| Goal of the exercise |
Starting at the line that contains "Recreate this image" and stopping at the line that contains "Y0, Y1 = -1.66, 31.66", transcribe every line of the material below exactly; pictures stay out.

| Source data |
------------------------------------
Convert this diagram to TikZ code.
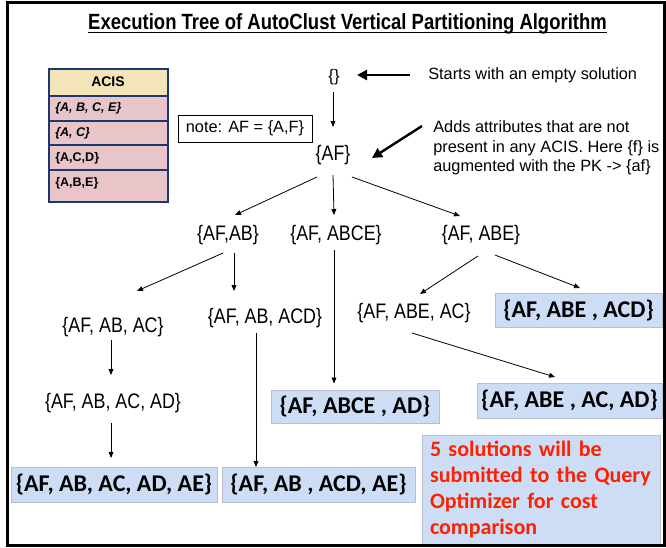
\documentclass[tikz,border=0pt]{standalone}
\usepackage{fontspec}
\setmainfont{Liberation Sans}
\newfontfamily\treefont[FakeStretch=0.85]{Liberation Sans}
\newfontfamily\headfont[FakeStretch=0.84]{Liberation Sans}
\newfontfamily\solfont{Carlito}
\usetikzlibrary{arrows.meta}
\definecolor{solblue}{RGB}{205,221,246}
\definecolor{solborder}{RGB}{185,190,205}
\definecolor{solred}{RGB}{255,32,0}
\definecolor{acisnavy}{RGB}{30,55,110}
\definecolor{acishead}{RGB}{243,228,186}
\definecolor{acisrow}{RGB}{231,197,201}
\tikzset{
  treelbl/.style={inner sep=0pt,font=\treefont\fontsize{15.75}{18}\selectfont},
  solbox/.style={draw=solborder,fill=solblue,line width=0.5pt,inner sep=0pt,
    font=\solfont\bfseries\fontsize{18}{21}\selectfont},
  thinarrow/.style={-{Triangle[length=4.5pt,width=3.6pt]},line width=0.6pt},
  thickarrow/.style={-{Triangle[length=7.5pt,width=7.5pt]},line width=1.8pt},
  remark/.style={inner sep=0pt,align=left,font=\fontsize{12.25}{14.6}\selectfont},
  acisrowtxt/.style={inner sep=0pt,anchor=west,font=\bfseries\fontsize{9.4}{11}\selectfont}
}
\begin{document}
\begin{tikzpicture}[x=0.75pt,y=-0.75pt]
      \useasboundingbox (0,0) rectangle (666,547);
      \node[inner sep=0pt,anchor=base,font=\headfont\bfseries\fontsize{16.5}{19}\selectfont] (title) at (347.5,29)
        {Execution Tree of AutoClust Vertical Partitioning Algorithm};
      \draw[line width=1.4pt] ([yshift=-2.6pt]title.base west) -- ([yshift=-2.6pt]title.base east);
      %% ACIS table
      \fill[acishead] (49,69) rectangle (168,96);
      \fill[acisrow] (49,96) rectangle (168,202);
      \foreach \y in {96,121,145,170}
        \draw[acisnavy,line width=1.1pt] (49,\y) -- (168,\y);
      \draw[acisnavy,line width=1.1pt] (49,69) rectangle (168,202);
      \node[inner sep=0pt,font=\bfseries\fontsize{10.5}{12}\selectfont] (acis) at (108,82) {ACIS};
      \node[acisrowtxt] (acisa) at (55,108) {\itshape\{A, B, C, E\}};
      \node[acisrowtxt] (acisb) at (55,133) {\itshape\{A, C\}};
      \node[acisrowtxt] (acisc) at (55,158) {\{A,C,D\}};
      \node[acisrowtxt] (acisd) at (55,183) {\{A,B,E\}};
      \node[draw,line width=0.6pt,minimum width=100.5pt,minimum height=20.25pt,inner sep=0pt,
        font=\fontsize{12.25}{14}\selectfont] (note) at (245,128.5) {note: AF = \{A,F\}};
      %% tree
      \node[inner sep=0pt,font=\fontsize{12.5}{14}\selectfont] (empty) at (334,77) {\{\}};
      \node[remark,anchor=west] (startnote) at (428,75) {Starts with an empty solution};
      \node[treelbl,font=\treefont\fontsize{15.75}{18}\selectfont] (af) at (333,155) {\{AF\}};
      \node[remark,anchor=west] (addnote) at (433,148)
        {Adds attributes that are not\\present in any ACIS. Here \{f\} is\\augmented with the PK -> \{af\}};
      \node[treelbl] (afab) at (228,235) {\{AF,AB\}};
      \node[treelbl] (afabce) at (336,235) {\{AF, ABCE\}};
      \node[treelbl] (afabe) at (481,235) {\{AF, ABE\}};
      \node[treelbl] (afabac) at (113,327) {\{AF, AB, AC\}};
      \node[treelbl] (afabacd) at (265,318) {\{AF, AB, ACD\}};
      \node[treelbl] (afabeac) at (414,313) {\{AF, ABE, AC\}};
      \node[treelbl] (afabacad) at (113,403) {\{AF, AB, AC, AD\}};
      \node[solbox,minimum width=125.25pt,minimum height=25.5pt] (solabeacd) at (578.5,310) {\{AF, ABE , ACD\}};
      \node[solbox,minimum width=138.75pt,minimum height=26.25pt] (solabeacad) at (569.5,400.5) {\{AF, ABE , AC, AD\}};
      \node[solbox,minimum width=126pt,minimum height=24.75pt] (solabcead) at (355,406.5) {\{AF, ABCE , AD\}};
      \node[solbox,minimum width=154.5pt,minimum height=26.25pt] (solabacadae) at (114,484.5) {\{AF, AB, AC, AD, AE\}};
      \node[solbox,minimum width=144.75pt,minimum height=26.25pt] (solabacdae) at (318.5,484.5) {\{AF, AB , ACD, AE\}};
      \node[solbox,minimum width=178.5pt,minimum height=81.75pt,text=solred,align=left,text width=166.5pt,
        font=\solfont\bfseries\fontsize{16.5}{19.3}\selectfont] (summary) at (541,489.5)
        {5 solutions will be\\submitted to the Query\\Optimizer for cost\\comparison};
      %% connectors
      \draw[thinarrow] ([shift={(-1,15)}]empty.center) -- ([shift={(0,-28)}]af.center);
      \draw[thickarrow] ([shift={(-18,0)}]startnote.west) -- ([shift={(23,-2)}]empty.center);
      \draw[thickarrow] ([shift={(-11,-22)}]addnote.west) -- ([shift={(39,3)}]af.center);
      \draw[thinarrow] ([shift={(-16,22)}]af.center) -- ([shift={(7,-20)}]afab.center);
      \draw[thinarrow] ([shift={(0,20)}]af.center) -- ([shift={(-2,-20)}]afabce.center);
      \draw[thinarrow] ([shift={(19,22)}]af.center) -- ([shift={(-21,-19)}]afabe.center);
      \draw[thinarrow] ([shift={(-5,18)}]afab.center) -- ([shift={(24,-36)}]afabac.center);
      \draw[thinarrow] ([shift={(6,18)}]afab.center) -- ([shift={(-31,-27)}]afabacd.center);
      \draw[thinarrow] ([shift={(-2,15)}]afabce.center) -- ([shift={(-21,-23)}]solabcead.center);
      \draw[thinarrow] ([shift={(-3,21)}]afabe.center) -- ([shift={(6,-19)}]afabeac.center);
      \draw[thinarrow] ([shift={(14,20)}]afabe.center) -- ([shift={(1.5,-22)}]solabeacd.center);
      \draw[thinarrow] ([shift={(-2,13)}]afabac.center) -- ([shift={(-2,-28)}]afabacad.center);
      \draw[thinarrow] ([shift={(-2,20)}]afabacad.center) -- ([shift={(-3,-26.5)}]solabacadae.center);
      \draw[thinarrow] ([shift={(-9,15)}]afabacd.center) -- ([shift={(-62.5,-17.5)}]solabacdae.center);
      \draw[thinarrow] ([shift={(-2,20)}]afabeac.center) -- ([shift={(-14.5,-23.5)}]solabeacad.center);
      %% frame
      \draw[line width=2.25pt] (7,2) rectangle (664.5,545);
    \end{tikzpicture}
\end{document}
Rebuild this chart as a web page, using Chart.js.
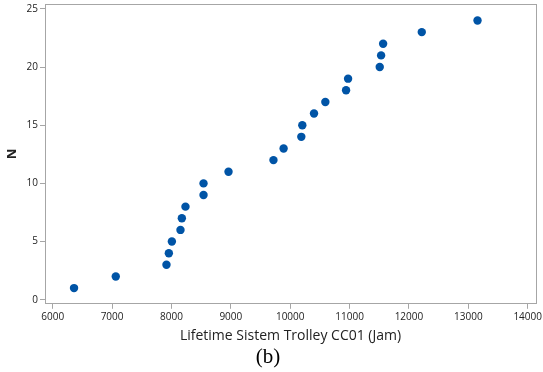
<!DOCTYPE html>
<html><head><meta charset="utf-8">
<script src="https://cdn.jsdelivr.net/npm/chart.js@4"></script>
<style>html,body{margin:0;padding:0;background:#fff;}#wrap{width:543px;height:372px;}</style>
</head><body><div id="wrap"><canvas id="c" width="543" height="372"></canvas></div>
<script>
const lifetimeHours = [6359, 7062, 7916, 7956, 8007, 8152, 8175, 8236, 8540, 8540, 8961, 9718, 9889, 10187, 10204, 10401, 10592, 10941, 10975, 11508, 11531, 11565, 12216, 13155];
const rankN = [1,2,3,4,5,6,7,8,9,10,11,12,13,14,15,16,17,18,19,20,21,22,23,24];
const xTickValues = [6000,7000,8000,9000,10000,11000,12000,13000,14000];
const yTickValues = [0,5,10,15,20,25];
const xTitle = 'Lifetime Sistem Trolley CC01 (Jam)';
const yTitle = 'N';
const caption = '(b)';

const points = lifetimeHours.map((x,i)=>({x:x, y:rankN[i]}));
const frame = '#a6a6a6';
const txt = '#222';
const tickFont = {family:'Open Sans', size:10};
const noPad = s=>{s.paddingTop=0;s.paddingBottom=0;s.paddingLeft=0;s.paddingRight=0;};
const X_MIN = 5870, X_MAX = 14140, Y_MIN = -0.35, Y_MAX = 25.4;

new Chart(document.getElementById('c'), {
  type:'scatter',
  data:{datasets:[{data:points, backgroundColor:'#0054a6', borderColor:'#0054a6', pointRadius:4.2, pointHoverRadius:4.2, borderWidth:0}]},
  options:{
    responsive:false, animation:false, devicePixelRatio:1,
    layout:{padding:{left:0,right:7,top:3,bottom:0}},
    plugins:{legend:{display:false}, tooltip:{enabled:false},
      title:{display:true, position:'bottom', text:caption, color:'#000', font:{family:'Liberation Serif', size:21, weight:'normal', lineHeight:1.2}, padding:{top:0,bottom:2}}},
    scales:{
      x:{type:'linear', position:'bottom', min:X_MIN, max:X_MAX,
        afterBuildTicks:s=>{s.ticks = xTickValues.map(v=>({value:v}));},
        afterFit:s=>{s.height=41; noPad(s);},
        ticks:{color:txt, font:tickFont, padding:2, maxRotation:0, autoSkip:false, callback:v=>String(v)},
        grid:{drawOnChartArea:false, drawTicks:true, tickLength:5, color:frame},
        border:{display:true, color:frame, width:1},
        title:{display:true, text:xTitle, color:txt, font:{family:'Open Sans', size:14}, padding:{top:1,bottom:0}}},
      y:{type:'linear', position:'left', min:Y_MIN, max:Y_MAX,
        afterBuildTicks:s=>{s.ticks = yTickValues.map(v=>({value:v}));},
        afterFit:s=>{s.width=45; noPad(s);},
        ticks:{color:txt, font:tickFont, padding:2, autoSkip:false, callback:v=>String(v)},
        grid:{drawOnChartArea:false, drawTicks:true, tickLength:5, color:frame},
        border:{display:true, color:frame, width:1},
        title:{display:true, text:yTitle, color:txt, font:{family:'Open Sans', size:13, weight:'bold'}, padding:{top:4,bottom:0}}},
      x2:{type:'linear', position:'top', min:X_MIN, max:X_MAX, afterFit:s=>{s.height=0; noPad(s);},
        ticks:{display:false}, grid:{display:false}, border:{display:true, color:frame, width:1}},
      y2:{type:'linear', position:'right', min:Y_MIN, max:Y_MAX, afterFit:s=>{s.width=0; noPad(s);},
        ticks:{display:false}, grid:{display:false}, border:{display:true, color:frame, width:1}}
    }
  }
});
</script></body></html>
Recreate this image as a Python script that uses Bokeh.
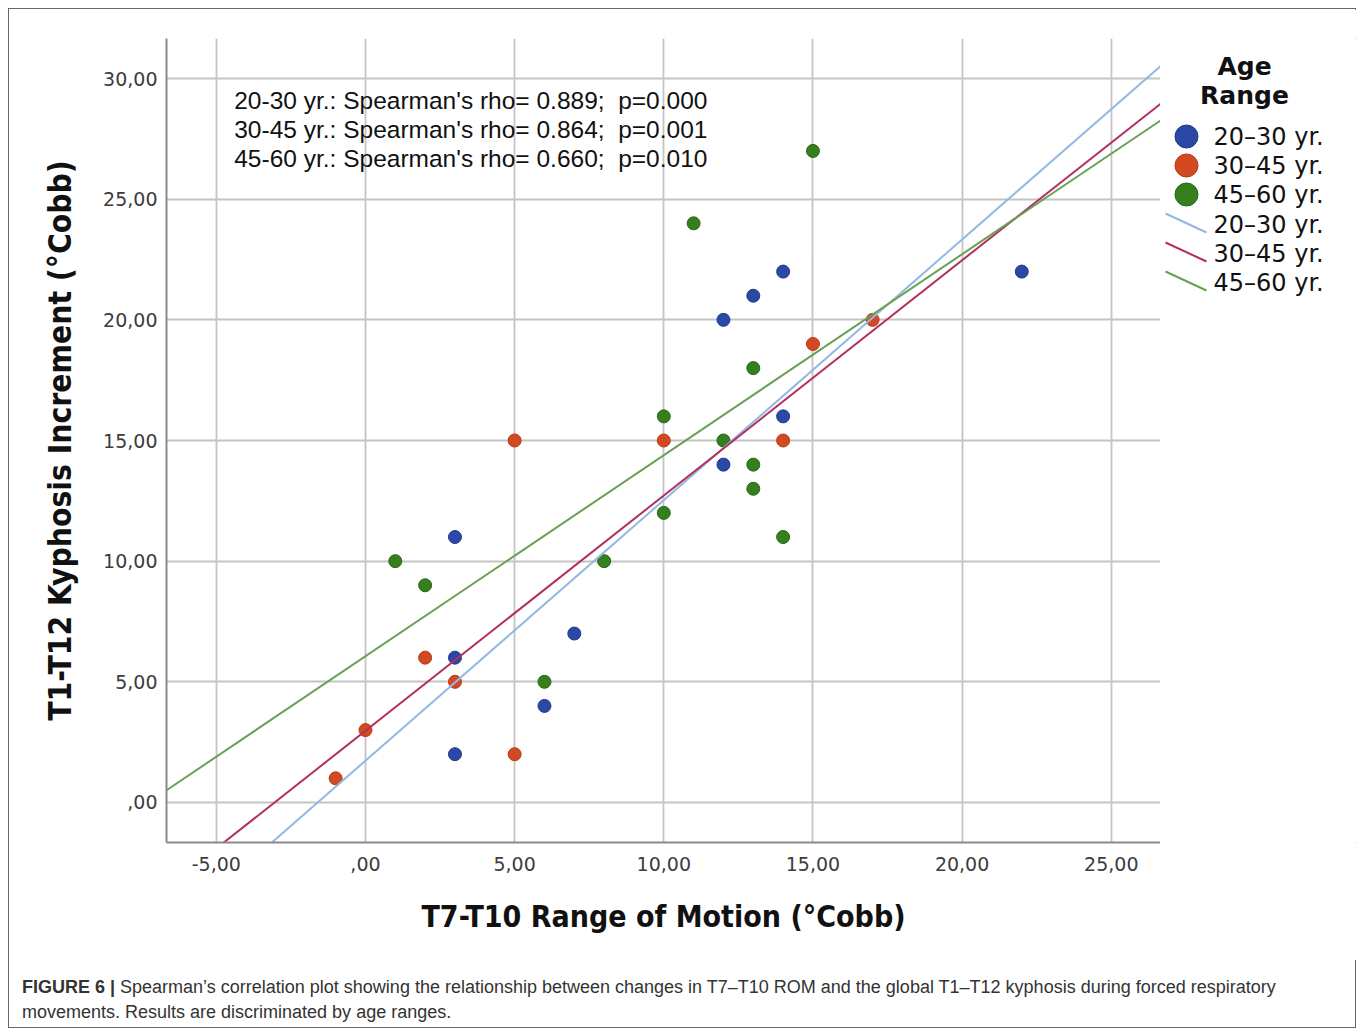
from bokeh.plotting import figure
from bokeh.models import FixedTicker, Range1d, Label, Div
from bokeh.layouts import column, row
from bokeh.core.properties import value
from bokeh.embed import file_html
from bokeh.resources import INLINE

# ---------------- data ----------------
groups = ["20-30 yr.", "30-45 yr.", "45-60 yr."]
legend_labels = ["20\u201330 yr.", "30\u201345 yr.", "45\u201360 yr."]

blue_x = [3, 3, 3, 6, 7, 12, 12, 13, 14, 14, 22]
blue_y = [11, 6, 2, 4, 7, 20, 14, 21, 22, 16, 22]
red_x = [-1, 0, 2, 3, 5, 5, 10, 14, 15, 17]
red_y = [1, 3, 6, 5, 15, 2, 15, 15, 19, 20]
green_x = [1, 2, 6, 8, 10, 10, 11, 12, 13, 13, 13, 14, 15]
green_y = [10, 9, 5, 10, 16, 12, 24, 15, 18, 14, 13, 11, 27]

fit_slope = [1.08, 0.975, 0.833]
fit_intercept = [1.73, 2.97, 6.06]

rho_values = ["0.889", "0.864", "0.660"]
p_values = ["0.000", "0.001", "0.010"]

x_ticks = [-5, 0, 5, 10, 15, 20, 25]
x_tick_labels = ["-5,00", ",00", "5,00", "10,00", "15,00", "20,00", "25,00"]
y_ticks = [0, 5, 10, 15, 20, 25, 30]
y_tick_labels = [",00", "5,00", "10,00", "15,00", "20,00", "25,00", "30,00"]

x_label = "T7-T10 Range of Motion (\u00b0Cobb)"
y_label = "T1-T12 Kyphosis Increment (\u00b0Cobb)"
caption_bold = "FIGURE 6 |"
caption_line1 = ("Spearman\u2019s correlation plot showing the relationship between changes in "
                 "T7\u2013T10 ROM and the global T1\u2013T12 kyphosis during forced respiratory")
caption_line2 = "movements. Results are discriminated by age ranges."

# ---------------- styles ----------------
point_fill = ["#2c48a6", "#d24a22", "#35801c"]
point_line = ["#22398a", "#b53a16", "#286616"]
fit_color = ["#93b8e3", "#b3305c", "#6aa052"]

X0, X1 = -6.67, 26.65
Y0, Y1 = -1.66, 31.66

p = figure(width=1151, height=951, x_range=Range1d(X0, X1), y_range=Range1d(Y0, Y1),
           output_backend="svg", toolbar_location=None,
           min_border_left=157, min_border_right=0, min_border_top=29, min_border_bottom=118)
p.outline_line_color = None
p.background_fill_color = "white"
p.border_fill_color = "white"

for ax, ticks, labels in ((p.xaxis[0], x_ticks, x_tick_labels), (p.yaxis[0], y_ticks, y_tick_labels)):
    ax.ticker = FixedTicker(ticks=ticks)
    ax.major_label_overrides = {t: l for t, l in zip(ticks, labels)}
    ax.major_tick_line_color = None
    ax.minor_tick_line_color = None
    ax.axis_line_color = "#8a8a8a"
    ax.axis_line_width = 2
    ax.major_label_text_font = "DejaVu Sans"
    ax.major_label_text_font_size = "19px"
    ax.major_label_text_color = "#3c3c3c"
    ax.axis_label_text_font = "DejaVu Sans Condensed"
    ax.axis_label_text_font_style = "bold"
    ax.axis_label_text_color = "#111111"

p.xaxis.axis_label = x_label
p.yaxis.axis_label = y_label
p.xaxis.axis_label_text_font_size = "30px"
p.yaxis.axis_label_text_font_size = "31.5px"
p.xaxis.major_label_standoff = 8
p.yaxis.major_label_standoff = 3
p.xaxis.axis_label_standoff = 25
p.yaxis.axis_label_standoff = 22

p.xgrid.ticker = FixedTicker(ticks=x_ticks)
p.ygrid.ticker = FixedTicker(ticks=y_ticks)
for g in (p.xgrid[0], p.ygrid[0]):
    g.grid_line_color = "#c4c4c4"
    g.grid_line_width = 1.8

series = [(blue_x, blue_y), (red_x, red_y), (green_x, green_y)]
for i, (xs, ys) in enumerate(series):
    p.scatter(xs, ys, size=13, fill_color=point_fill[i], line_color=point_line[i], line_width=1)

fit_x = [X0 - 2, X1 + 2]
for i in range(3):
    p.line(fit_x, [fit_intercept[i] + fit_slope[i] * x for x in fit_x],
           line_color=fit_color[i], line_width=2)

ann_y = [29.08, 27.9, 26.68]
for i in range(3):
    p.add_layout(Label(x=-4.4, y=ann_y[i],
                       text=f"{groups[i]}: Spearman's rho= {rho_values[i]};\u00a0 p={p_values[i]}",
                       text_font="Liberation Sans", text_font_size="24.5px",
                       text_color="#111111", text_baseline="middle"))

# ---------------- legend panel (page-pixel coordinates of the frame) ----------------
leg = figure(width=197, height=951, x_range=Range1d(1160, 1357), y_range=Range1d(842, 38),
             output_backend="svg", toolbar_location=None,
             min_border_left=0, min_border_right=0, min_border_top=29, min_border_bottom=118)
leg.axis.visible = False
leg.grid.visible = False
leg.outline_line_color = None
leg.border_fill_color = "white"

leg.text(x=[1244, 1244], y=[66, 95], text=["Age", "Range"], text_font=value("DejaVu Sans"),
         text_font_style="bold", text_font_size="25px", text_align="center",
         text_baseline="middle", text_color="#111111")
leg_marker_y = [136, 165, 194]
leg.scatter(x=[1186] * 3, y=leg_marker_y, size=23, fill_color=point_fill, line_color=point_line)
leg_line_y = [213, 242, 271]
leg.segment(x0=[1165] * 3, y0=leg_line_y, x1=[1206] * 3, y1=[v + 19 for v in leg_line_y],
            line_color=fit_color, line_width=2)
leg.text(x=[1213] * 6, y=[136, 165, 194, 224, 253, 282], text=legend_labels + legend_labels,
         text_font=value("DejaVu Sans"), text_font_size="24px", text_baseline="middle",
         text_color="#111111")

cap = Div(text=(f'<div style="font-family:\'Liberation Sans\',Arial,sans-serif;font-size:18px;'
                f'color:#333;line-height:25px;padding:10px 0 0 8px;white-space:nowrap">'
                f'<b>{caption_bold}</b> {caption_line1}<br>{caption_line2}</div>'),
          width=1348, height=69)

layout = column(row(p, leg), cap, width=1348, height=1020,
                styles={"border": "1px solid #666", "background": "white",
                        "margin": "8px 0 0 8px"})

open("out.html", "w").write(file_html(layout, INLINE))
------------------------------------
| Answer |
Recreate this image as a Python script that uses Bokeh.
from bokeh.plotting import figure
from bokeh.models import FixedTicker, Range1d, Label, Div
from bokeh.layouts import column, row
from bokeh.core.properties import value
from bokeh.embed import file_html
from bokeh.resources import INLINE

# ---------------- data ----------------
groups = ["20-30 yr.", "30-45 yr.", "45-60 yr."]
legend_labels = ["20\u201330 yr.", "30\u201345 yr.", "45\u201360 yr."]

blue_x = [3, 3, 3, 6, 7, 12, 12, 13, 14, 14, 22]
blue_y = [11, 6, 2, 4, 7, 20, 14, 21, 22, 16, 22]
red_x = [-1, 0, 2, 3, 5, 5, 10, 14, 15, 17]
red_y = [1, 3, 6, 5, 15, 2, 15, 15, 19, 20]
green_x = [1, 2, 6, 8, 10, 10, 11, 12, 13, 13, 13, 14, 15]
green_y = [10, 9, 5, 10, 16, 12, 24, 15, 18, 14, 13, 11, 27]

fit_slope = [1.08, 0.975, 0.833]
fit_intercept = [1.73, 2.97, 6.06]

rho_values = ["0.889", "0.864", "0.660"]
p_values = ["0.000", "0.001", "0.010"]

x_ticks = [-5, 0, 5, 10, 15, 20, 25]
x_tick_labels = ["-5,00", ",00", "5,00", "10,00", "15,00", "20,00", "25,00"]
y_ticks = [0, 5, 10, 15, 20, 25, 30]
y_tick_labels = [",00", "5,00", "10,00", "15,00", "20,00", "25,00", "30,00"]

x_label = "T7-T10 Range of Motion (\u00b0Cobb)"
y_label = "T1-T12 Kyphosis Increment (\u00b0Cobb)"
caption_bold = "FIGURE 6 |"
caption_line1 = ("Spearman\u2019s correlation plot showing the relationship between changes in "
                 "T7\u2013T10 ROM and the global T1\u2013T12 kyphosis during forced respiratory")
caption_line2 = "movements. Results are discriminated by age ranges."

# ---------------- styles ----------------
point_fill = ["#2c48a6", "#d24a22", "#35801c"]
point_line = ["#22398a", "#b53a16", "#286616"]
fit_color = ["#93b8e3", "#b3305c", "#6aa052"]

X0, X1 = -6.67, 26.65
Y0, Y1 = -1.66, 31.66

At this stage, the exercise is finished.